Ministry of Trade, Industry and Energy Announces 'June Export-Import Trends'
First Two Months in 11 Years with -20% After April-May Financial Crisis
June Decline Narrows to -10% Range
Trade Balance Surplus for Two Consecutive Months
Government-Supported Auto and Petrochemical Sectors Still Lagging
Auto Parts -45%, Automobiles -33.2%, Petrochemicals -11.8%
[Asia Economy Reporter Moon Chaeseok] Our exports have yet to fully recover from the impact of the novel coronavirus disease (COVID-19), but the rate of decline has lessened. In April and May, exports fell by more than 20% year-on-year for two consecutive months for the first time since the 2009 financial crisis, but last month the decrease was 10.9%.
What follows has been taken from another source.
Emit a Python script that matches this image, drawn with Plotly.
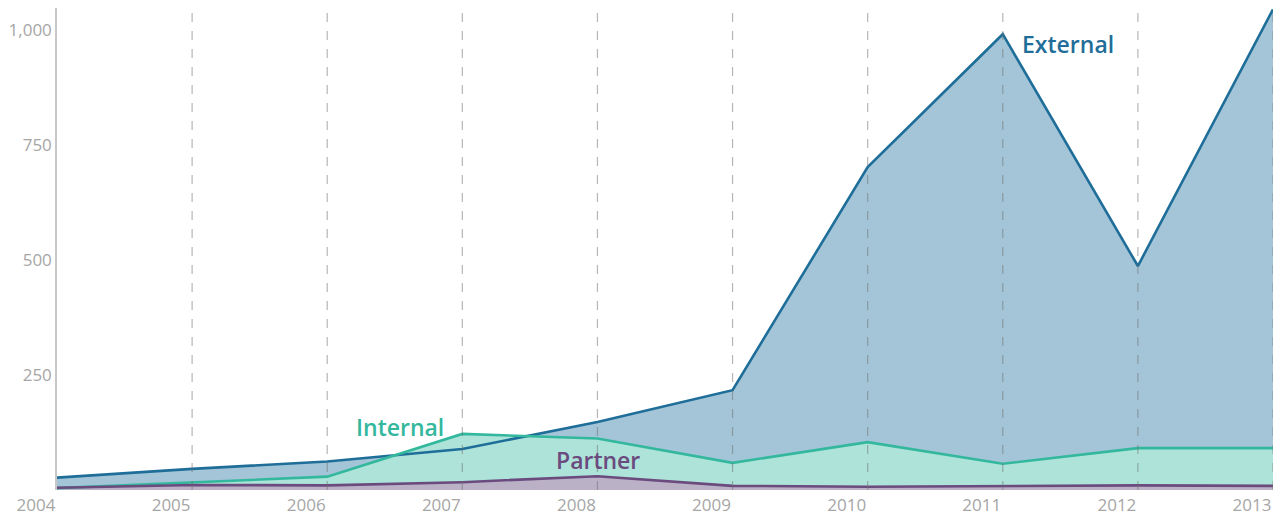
import plotly.graph_objects as go

years = [2004, 2005, 2006, 2007, 2008, 2009, 2010, 2011, 2012, 2013]
external = [27, 46, 62, 89, 148, 217, 702, 991, 487, 1045]
internal = [4, 16, 29, 122, 112, 59, 104, 57, 91, 91]
partner = [5, 11, 10, 17, 30, 9, 7, 9, 10, 9]
y_ticks = [250, 500, 750, 1000]

series = [
    # name, values, line colour, fill colour, label position
    ("External", external, "#1f6e99", "#a3c5d7", (2011.13, 970)),
    ("Internal", internal, "#33b89e", "#ade3d9", (2006.2, 137)),
    ("Partner", partner, "#6b4a7e", "#bab1c6", (2007.68, 65)),
]

fig = go.Figure()

# fills first so every line sits above every fill
for name, vals, line_col, fill_col, _ in series:
    fig.add_trace(go.Scatter(
        x=years, y=vals, mode="lines", fill="tozeroy",
        fillcolor=fill_col, line=dict(width=0, color=fill_col),
        hoverinfo="skip", showlegend=False
    ))

for name, vals, line_col, fill_col, _ in series:
    fig.add_trace(go.Scatter(
        x=years, y=vals, mode="lines", name=name,
        line=dict(width=2.6, color=line_col),
        showlegend=False
    ))

# series labels
for name, vals, line_col, fill_col, (lx, ly) in series:
    fig.add_annotation(
        x=lx, y=ly, text=name, showarrow=False, xanchor="left", yanchor="middle",
        font=dict(family="Open Sans", size=23, color=line_col, weight=600)
    )

# dashed vertical gridlines drawn over the fills
for yr in years[1:]:
    fig.add_shape(
        type="line", xref="x", yref="paper", x0=yr, x1=yr, y0=0, y1=1,
        line=dict(color="rgba(110,110,110,0.5)", width=1.2, dash="dash"),
        layer="above"
    )

# the page body has an 8px margin, so the figure is shrunk by that much
fig.update_layout(
    width=1275, height=510,
    margin=dict(l=49, r=10, t=0, b=28),
    plot_bgcolor="white", paper_bgcolor="white",
    font=dict(family="Open Sans", color="#a6a6a6", size=17),
    xaxis=dict(
        range=[2004, 2013], tickvals=years, ticktext=[str(y) for y in years],
        showgrid=False, zeroline=False, showline=False, ticks="",
        ticklabelshift=-21, ticklabelstandoff=3, automargin=False,
        tickfont=dict(size=17, color="#a6a6a6")
    ),
    yaxis=dict(
        range=[0, 1048], tickvals=y_ticks, tickformat=",",
        showgrid=False, zeroline=False, showline=True, linecolor="#c8c8c8",
        linewidth=1.5, ticks="", ticklabelstandoff=0, automargin=False,
        tickfont=dict(size=17, color="#a6a6a6")
    ),
)

fig.write_html("out.html")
According to the 'June Export-Import Trends' released by the Ministry of Trade, Industry and Energy on the 1st, exports last month amounted to $39.21 billion, down 10.9% from the same month last year. Since Memorial Day fell on a Saturday, the number of working days was 23.5, two days more than last year's 21.5 days.
When adjusted for the number of working days, the average daily export value was $1.669 billion, a decrease of 18.5% compared to the same period last year.
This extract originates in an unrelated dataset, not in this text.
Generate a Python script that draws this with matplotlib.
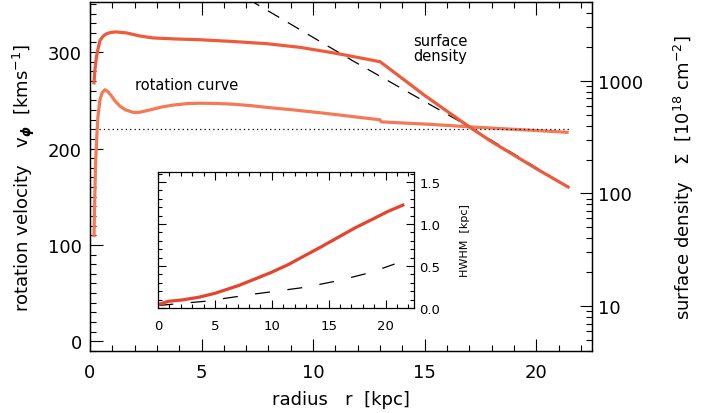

Imports were $35.55 billion, down 11.4%. The trade balance recorded a surplus of $3.67 billion. This marks a surplus for two consecutive months, and the surplus amount increased compared to the $440 million surplus recorded in May.
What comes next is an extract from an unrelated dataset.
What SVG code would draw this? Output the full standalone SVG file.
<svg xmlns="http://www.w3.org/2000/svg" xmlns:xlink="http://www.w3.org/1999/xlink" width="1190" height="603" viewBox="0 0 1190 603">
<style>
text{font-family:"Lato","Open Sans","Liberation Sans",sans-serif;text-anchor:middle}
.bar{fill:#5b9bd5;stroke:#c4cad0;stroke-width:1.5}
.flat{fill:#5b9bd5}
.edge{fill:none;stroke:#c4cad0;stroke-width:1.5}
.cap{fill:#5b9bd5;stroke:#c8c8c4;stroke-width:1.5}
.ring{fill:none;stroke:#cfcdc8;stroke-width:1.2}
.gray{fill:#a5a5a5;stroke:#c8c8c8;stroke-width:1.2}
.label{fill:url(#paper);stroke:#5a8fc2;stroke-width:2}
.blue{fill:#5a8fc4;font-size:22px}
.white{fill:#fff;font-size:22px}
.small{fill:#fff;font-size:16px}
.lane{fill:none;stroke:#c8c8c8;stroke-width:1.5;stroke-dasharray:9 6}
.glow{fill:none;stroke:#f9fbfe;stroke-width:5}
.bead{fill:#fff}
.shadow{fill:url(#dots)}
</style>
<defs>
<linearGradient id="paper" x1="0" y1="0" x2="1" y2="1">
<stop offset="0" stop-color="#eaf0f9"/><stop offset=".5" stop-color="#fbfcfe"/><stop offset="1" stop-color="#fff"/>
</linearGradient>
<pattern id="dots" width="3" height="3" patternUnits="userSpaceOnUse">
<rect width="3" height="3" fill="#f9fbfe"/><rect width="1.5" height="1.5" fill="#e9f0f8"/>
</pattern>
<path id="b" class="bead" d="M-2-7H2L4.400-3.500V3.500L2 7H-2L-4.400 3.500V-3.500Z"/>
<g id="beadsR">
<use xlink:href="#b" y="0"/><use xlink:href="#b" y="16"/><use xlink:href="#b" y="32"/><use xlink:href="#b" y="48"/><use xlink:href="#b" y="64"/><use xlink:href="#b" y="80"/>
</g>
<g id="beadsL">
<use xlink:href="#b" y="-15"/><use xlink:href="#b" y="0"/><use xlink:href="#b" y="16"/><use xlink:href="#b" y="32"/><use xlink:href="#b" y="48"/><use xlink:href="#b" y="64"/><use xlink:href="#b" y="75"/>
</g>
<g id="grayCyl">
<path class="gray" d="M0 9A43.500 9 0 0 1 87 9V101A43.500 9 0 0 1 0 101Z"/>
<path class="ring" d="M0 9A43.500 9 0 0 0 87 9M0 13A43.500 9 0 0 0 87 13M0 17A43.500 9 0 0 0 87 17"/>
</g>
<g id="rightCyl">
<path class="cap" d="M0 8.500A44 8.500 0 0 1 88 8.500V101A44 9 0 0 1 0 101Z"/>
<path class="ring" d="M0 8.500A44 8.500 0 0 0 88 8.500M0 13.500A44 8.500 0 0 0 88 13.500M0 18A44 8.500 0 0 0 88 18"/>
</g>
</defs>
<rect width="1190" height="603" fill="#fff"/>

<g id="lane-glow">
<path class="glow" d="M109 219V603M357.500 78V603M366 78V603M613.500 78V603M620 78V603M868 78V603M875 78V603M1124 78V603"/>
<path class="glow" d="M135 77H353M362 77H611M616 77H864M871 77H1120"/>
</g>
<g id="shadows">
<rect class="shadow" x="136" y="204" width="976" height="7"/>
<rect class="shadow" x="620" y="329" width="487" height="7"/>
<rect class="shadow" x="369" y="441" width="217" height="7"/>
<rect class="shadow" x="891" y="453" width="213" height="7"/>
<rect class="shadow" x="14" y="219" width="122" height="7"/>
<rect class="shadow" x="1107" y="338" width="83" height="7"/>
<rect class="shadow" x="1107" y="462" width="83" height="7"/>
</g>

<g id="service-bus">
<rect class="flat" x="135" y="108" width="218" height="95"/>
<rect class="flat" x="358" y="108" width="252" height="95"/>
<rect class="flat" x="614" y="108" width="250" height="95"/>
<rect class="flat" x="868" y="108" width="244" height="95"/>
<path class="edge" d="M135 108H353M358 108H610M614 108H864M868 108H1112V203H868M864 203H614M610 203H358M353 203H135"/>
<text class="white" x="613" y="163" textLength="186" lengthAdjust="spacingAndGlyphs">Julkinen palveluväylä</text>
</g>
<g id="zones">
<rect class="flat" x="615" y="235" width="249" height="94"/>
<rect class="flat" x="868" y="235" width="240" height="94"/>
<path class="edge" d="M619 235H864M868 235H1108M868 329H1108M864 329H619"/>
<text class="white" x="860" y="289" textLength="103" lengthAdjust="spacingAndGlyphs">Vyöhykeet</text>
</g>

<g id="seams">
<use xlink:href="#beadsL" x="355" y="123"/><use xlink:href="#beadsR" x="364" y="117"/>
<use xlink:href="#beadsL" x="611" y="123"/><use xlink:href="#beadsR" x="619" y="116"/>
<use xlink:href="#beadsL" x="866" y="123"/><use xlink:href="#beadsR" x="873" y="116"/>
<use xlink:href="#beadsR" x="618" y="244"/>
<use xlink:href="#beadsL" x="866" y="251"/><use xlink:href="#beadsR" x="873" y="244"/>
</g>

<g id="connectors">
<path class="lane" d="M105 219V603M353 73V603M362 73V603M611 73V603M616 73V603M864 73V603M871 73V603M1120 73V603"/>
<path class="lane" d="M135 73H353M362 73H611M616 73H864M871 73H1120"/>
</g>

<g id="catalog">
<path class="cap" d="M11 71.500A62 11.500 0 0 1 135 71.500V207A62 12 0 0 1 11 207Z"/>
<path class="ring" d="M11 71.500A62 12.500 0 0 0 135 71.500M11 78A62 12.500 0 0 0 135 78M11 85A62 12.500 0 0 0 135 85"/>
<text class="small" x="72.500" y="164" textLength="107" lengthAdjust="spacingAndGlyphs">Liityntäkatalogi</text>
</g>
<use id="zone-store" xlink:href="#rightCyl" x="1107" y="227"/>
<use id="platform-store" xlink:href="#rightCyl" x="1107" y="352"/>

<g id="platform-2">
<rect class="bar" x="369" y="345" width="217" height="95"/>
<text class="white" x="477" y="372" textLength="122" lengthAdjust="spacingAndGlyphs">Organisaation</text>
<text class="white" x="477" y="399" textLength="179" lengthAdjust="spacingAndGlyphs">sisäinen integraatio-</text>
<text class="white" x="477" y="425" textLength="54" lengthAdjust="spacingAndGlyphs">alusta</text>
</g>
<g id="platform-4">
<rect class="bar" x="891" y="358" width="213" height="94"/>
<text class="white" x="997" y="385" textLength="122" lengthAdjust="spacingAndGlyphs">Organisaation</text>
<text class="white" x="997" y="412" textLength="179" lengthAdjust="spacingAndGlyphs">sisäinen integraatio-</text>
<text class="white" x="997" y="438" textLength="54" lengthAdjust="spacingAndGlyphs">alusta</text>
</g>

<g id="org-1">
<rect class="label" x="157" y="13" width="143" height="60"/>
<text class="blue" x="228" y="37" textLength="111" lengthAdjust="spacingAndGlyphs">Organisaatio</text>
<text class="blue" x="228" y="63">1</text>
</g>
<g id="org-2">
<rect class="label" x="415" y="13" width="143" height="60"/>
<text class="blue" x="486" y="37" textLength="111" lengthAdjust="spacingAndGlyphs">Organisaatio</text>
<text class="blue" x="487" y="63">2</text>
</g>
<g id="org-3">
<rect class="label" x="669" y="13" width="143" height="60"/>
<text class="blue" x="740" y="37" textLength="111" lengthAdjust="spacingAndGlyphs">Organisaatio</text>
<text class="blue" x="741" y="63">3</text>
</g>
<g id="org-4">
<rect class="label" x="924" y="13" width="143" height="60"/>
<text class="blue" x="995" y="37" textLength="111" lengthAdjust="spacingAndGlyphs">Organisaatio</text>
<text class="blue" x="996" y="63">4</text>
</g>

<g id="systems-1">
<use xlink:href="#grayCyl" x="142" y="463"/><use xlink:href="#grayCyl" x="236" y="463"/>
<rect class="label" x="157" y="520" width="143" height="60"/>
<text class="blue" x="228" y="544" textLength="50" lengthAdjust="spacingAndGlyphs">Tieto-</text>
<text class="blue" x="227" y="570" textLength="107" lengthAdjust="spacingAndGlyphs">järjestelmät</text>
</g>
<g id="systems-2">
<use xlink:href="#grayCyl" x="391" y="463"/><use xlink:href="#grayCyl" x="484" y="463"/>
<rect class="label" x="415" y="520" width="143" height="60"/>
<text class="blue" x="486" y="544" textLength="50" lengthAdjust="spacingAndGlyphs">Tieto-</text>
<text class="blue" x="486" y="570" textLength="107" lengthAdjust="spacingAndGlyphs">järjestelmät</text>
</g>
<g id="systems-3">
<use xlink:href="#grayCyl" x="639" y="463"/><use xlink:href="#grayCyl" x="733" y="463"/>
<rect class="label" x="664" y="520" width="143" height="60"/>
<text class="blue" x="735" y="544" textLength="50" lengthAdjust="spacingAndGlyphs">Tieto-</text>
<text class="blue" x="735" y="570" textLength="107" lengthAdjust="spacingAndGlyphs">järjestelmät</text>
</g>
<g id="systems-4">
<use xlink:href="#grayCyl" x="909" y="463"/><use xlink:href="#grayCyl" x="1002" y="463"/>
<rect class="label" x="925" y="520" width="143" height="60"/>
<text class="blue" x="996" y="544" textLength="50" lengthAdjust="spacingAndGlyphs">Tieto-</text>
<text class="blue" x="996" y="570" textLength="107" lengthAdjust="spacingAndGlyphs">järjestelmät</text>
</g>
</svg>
Exports have been declining for four consecutive months. The key question was whether the rate of decline could be reduced to single digits, but this was not achieved. The figures were -0.2% in March, -24.3% in April, -23.7% in May, and -10.9% last month.
This marks the first time in 11 years since July and August 2009, when the decline was -22.1% and -20.9% respectively, that the second half of the year begins with the rate of decline falling below the -20% range for two consecutive months.
The performance of industries heavily supported by the government, such as automobiles, auto parts, and petrochemicals, remained sluggish.
Automobile exports were down 33.2% year-on-year, and auto parts fell by 45%. These industries are receiving full government support for liquidity through financial institutions such as the Korea Trade Insurance Corporation. However, due to the nature of the products, the trend in performance needs to be monitored further.
Petrochemicals also declined by 11.8%. Although oil prices have risen, the sector has not yet recovered from its slump.
An official from the Ministry of Trade, Industry and Energy explained, "While the impact of COVID-19 continues, the export decline rate this month narrowed from the -20% range to the -10% range for the first time in three months. Although major items continue to see export decreases, the rate of decline for items that were severely affected last month has somewhat lessened."
Export performance in major markets was also not very favorable. The United States saw an 8.3% decrease year-on-year, the European Union (EU) declined by 17%, and the Association of Southeast Asian Nations (ASEAN) fell by 10.8%. The good news is that China, the largest export destination accounting for about a quarter of our exports, increased by 9.5%.